== Description of the task ==
Isolate every line in the data with the string "page" and copy it.

== Records for this task ==
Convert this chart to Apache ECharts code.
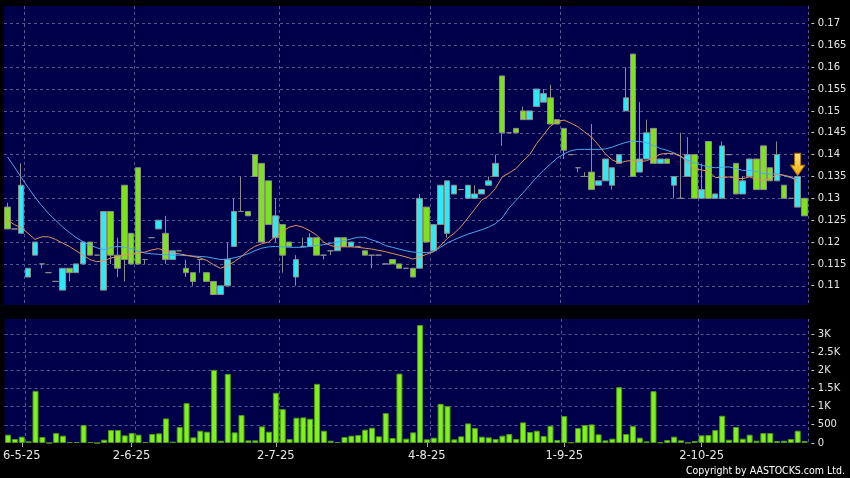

--

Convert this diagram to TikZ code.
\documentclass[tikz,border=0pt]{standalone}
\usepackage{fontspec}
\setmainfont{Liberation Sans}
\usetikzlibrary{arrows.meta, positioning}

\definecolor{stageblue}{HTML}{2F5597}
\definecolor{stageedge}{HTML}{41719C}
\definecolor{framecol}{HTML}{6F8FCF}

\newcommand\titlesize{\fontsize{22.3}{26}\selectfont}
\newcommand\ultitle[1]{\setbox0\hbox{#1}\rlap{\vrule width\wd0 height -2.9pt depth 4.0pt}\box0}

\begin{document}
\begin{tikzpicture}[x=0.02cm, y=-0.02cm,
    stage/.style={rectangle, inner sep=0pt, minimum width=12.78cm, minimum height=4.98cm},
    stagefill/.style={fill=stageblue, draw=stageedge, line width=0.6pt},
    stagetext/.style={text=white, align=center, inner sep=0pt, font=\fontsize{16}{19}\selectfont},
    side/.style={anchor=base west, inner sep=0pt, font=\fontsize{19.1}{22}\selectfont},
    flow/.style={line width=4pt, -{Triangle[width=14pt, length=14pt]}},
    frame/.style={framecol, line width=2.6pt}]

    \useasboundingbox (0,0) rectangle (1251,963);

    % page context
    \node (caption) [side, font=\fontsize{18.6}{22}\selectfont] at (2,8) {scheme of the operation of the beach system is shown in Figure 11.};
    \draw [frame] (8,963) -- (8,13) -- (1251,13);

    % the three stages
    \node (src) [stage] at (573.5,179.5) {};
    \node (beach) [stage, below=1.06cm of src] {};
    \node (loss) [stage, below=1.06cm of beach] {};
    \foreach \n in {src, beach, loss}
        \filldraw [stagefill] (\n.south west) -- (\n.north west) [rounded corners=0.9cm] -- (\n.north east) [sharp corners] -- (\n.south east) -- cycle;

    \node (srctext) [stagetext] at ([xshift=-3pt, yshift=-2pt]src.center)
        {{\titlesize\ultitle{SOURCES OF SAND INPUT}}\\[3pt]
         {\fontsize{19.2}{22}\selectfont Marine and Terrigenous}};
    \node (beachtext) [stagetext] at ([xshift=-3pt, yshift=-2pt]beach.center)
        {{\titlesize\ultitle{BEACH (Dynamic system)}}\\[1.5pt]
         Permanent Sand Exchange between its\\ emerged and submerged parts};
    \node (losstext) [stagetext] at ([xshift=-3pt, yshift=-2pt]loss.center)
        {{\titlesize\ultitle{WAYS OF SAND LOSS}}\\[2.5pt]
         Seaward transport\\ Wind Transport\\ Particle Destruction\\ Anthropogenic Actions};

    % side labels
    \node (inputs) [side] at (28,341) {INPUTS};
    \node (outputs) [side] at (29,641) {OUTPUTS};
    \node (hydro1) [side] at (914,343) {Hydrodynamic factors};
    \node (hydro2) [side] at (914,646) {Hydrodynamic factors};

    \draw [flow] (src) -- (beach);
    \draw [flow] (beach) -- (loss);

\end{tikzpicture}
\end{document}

...

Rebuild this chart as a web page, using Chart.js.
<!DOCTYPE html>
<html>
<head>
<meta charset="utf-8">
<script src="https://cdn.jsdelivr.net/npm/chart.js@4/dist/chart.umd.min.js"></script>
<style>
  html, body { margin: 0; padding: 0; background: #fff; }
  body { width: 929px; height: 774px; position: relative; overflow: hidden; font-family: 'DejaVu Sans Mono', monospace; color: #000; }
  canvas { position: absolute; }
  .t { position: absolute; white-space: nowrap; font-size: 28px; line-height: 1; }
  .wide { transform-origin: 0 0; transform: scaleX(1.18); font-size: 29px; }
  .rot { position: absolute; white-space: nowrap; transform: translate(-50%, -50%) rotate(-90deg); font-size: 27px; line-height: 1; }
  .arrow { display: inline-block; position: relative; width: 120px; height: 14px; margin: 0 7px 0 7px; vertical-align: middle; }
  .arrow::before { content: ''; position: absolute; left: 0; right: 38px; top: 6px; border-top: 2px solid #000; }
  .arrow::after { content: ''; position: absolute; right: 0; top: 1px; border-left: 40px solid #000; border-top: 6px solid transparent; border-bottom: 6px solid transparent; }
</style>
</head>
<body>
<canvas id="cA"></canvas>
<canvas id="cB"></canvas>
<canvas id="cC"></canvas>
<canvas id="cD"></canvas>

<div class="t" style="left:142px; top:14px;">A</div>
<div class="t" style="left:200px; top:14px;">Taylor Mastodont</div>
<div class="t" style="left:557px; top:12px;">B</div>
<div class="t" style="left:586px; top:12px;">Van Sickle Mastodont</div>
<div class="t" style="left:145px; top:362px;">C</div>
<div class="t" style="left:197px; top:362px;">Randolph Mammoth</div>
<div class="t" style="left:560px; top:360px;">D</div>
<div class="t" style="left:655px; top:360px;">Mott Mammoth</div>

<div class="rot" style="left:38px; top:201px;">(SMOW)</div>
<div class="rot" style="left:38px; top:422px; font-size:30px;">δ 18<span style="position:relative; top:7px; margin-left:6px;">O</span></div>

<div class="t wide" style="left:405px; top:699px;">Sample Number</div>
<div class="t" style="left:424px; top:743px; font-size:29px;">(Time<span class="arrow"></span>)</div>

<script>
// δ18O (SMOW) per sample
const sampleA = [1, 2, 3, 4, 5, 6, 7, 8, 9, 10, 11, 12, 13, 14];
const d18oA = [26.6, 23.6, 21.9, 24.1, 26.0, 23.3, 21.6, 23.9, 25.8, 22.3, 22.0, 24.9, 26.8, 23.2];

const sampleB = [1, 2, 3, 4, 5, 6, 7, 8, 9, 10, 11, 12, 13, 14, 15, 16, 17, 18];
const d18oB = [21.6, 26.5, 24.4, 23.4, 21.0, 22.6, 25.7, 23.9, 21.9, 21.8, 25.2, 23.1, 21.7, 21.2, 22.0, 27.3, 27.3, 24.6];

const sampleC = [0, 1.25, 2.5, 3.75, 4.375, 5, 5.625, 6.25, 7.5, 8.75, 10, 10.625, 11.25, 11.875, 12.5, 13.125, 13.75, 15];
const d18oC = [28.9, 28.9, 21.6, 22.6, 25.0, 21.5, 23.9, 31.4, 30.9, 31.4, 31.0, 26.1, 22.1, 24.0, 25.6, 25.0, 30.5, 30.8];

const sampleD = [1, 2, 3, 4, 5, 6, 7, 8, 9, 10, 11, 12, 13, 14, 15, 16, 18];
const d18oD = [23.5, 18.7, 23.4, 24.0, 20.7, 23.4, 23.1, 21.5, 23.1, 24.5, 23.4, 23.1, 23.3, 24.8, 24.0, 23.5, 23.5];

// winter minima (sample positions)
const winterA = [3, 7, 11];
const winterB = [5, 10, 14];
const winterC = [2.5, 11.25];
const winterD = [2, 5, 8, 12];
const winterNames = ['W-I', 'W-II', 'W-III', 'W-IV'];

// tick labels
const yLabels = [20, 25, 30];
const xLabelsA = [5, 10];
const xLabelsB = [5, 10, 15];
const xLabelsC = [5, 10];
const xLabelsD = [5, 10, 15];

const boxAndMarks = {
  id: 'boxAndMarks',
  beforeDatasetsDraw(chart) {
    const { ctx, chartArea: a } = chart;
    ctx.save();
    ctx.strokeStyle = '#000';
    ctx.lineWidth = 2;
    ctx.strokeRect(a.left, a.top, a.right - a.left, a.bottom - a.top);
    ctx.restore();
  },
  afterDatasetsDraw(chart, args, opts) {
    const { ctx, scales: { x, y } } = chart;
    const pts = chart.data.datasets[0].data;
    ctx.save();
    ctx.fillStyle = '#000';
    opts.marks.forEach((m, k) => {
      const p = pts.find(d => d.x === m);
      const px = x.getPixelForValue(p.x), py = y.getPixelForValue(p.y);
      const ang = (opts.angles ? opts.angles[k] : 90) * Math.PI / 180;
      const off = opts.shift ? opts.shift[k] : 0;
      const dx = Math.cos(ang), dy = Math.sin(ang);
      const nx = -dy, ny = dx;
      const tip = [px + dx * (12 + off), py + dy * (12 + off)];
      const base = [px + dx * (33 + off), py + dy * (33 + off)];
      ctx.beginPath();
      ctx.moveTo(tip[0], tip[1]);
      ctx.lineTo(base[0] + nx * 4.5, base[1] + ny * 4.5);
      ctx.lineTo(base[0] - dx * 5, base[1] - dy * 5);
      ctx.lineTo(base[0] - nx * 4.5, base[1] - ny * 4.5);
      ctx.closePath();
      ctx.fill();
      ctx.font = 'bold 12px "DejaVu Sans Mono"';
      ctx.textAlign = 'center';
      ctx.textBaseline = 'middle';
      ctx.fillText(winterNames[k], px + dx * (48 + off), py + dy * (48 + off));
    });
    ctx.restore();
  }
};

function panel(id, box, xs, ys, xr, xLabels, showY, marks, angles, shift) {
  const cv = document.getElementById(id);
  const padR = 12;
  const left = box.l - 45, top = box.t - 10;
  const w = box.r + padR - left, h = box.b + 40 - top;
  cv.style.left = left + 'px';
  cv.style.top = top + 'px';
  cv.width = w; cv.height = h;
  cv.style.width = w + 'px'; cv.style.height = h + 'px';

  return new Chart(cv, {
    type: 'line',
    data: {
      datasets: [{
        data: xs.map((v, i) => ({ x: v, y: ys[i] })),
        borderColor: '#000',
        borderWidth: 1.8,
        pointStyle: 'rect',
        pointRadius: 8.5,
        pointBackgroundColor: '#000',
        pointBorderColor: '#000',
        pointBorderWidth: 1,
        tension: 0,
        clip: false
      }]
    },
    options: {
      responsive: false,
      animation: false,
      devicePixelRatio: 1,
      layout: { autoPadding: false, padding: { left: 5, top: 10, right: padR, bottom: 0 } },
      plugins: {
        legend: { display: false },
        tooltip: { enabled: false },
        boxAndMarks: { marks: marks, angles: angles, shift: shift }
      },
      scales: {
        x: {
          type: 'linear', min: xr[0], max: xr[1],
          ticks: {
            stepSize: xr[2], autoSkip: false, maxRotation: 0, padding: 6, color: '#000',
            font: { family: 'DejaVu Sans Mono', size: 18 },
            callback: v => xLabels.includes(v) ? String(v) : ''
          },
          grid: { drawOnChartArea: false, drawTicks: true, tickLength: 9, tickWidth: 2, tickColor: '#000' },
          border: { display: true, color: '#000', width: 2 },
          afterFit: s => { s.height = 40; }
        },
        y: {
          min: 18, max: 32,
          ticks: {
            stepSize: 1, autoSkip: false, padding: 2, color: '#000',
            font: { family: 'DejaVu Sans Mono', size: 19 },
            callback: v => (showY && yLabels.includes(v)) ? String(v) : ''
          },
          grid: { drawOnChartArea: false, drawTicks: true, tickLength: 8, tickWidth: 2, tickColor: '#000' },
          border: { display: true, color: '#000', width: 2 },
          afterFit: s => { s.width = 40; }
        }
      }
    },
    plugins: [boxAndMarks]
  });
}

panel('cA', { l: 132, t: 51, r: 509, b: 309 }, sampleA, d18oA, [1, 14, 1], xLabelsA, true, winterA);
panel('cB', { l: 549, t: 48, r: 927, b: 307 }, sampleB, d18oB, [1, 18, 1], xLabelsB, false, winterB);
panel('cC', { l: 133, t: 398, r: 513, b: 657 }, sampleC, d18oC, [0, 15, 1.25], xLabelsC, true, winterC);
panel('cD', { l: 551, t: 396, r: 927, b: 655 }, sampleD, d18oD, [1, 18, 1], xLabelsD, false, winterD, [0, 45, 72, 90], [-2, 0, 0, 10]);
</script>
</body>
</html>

== Task solution ==
    % page context
Rebuild this chart as a web page, using Chart.js.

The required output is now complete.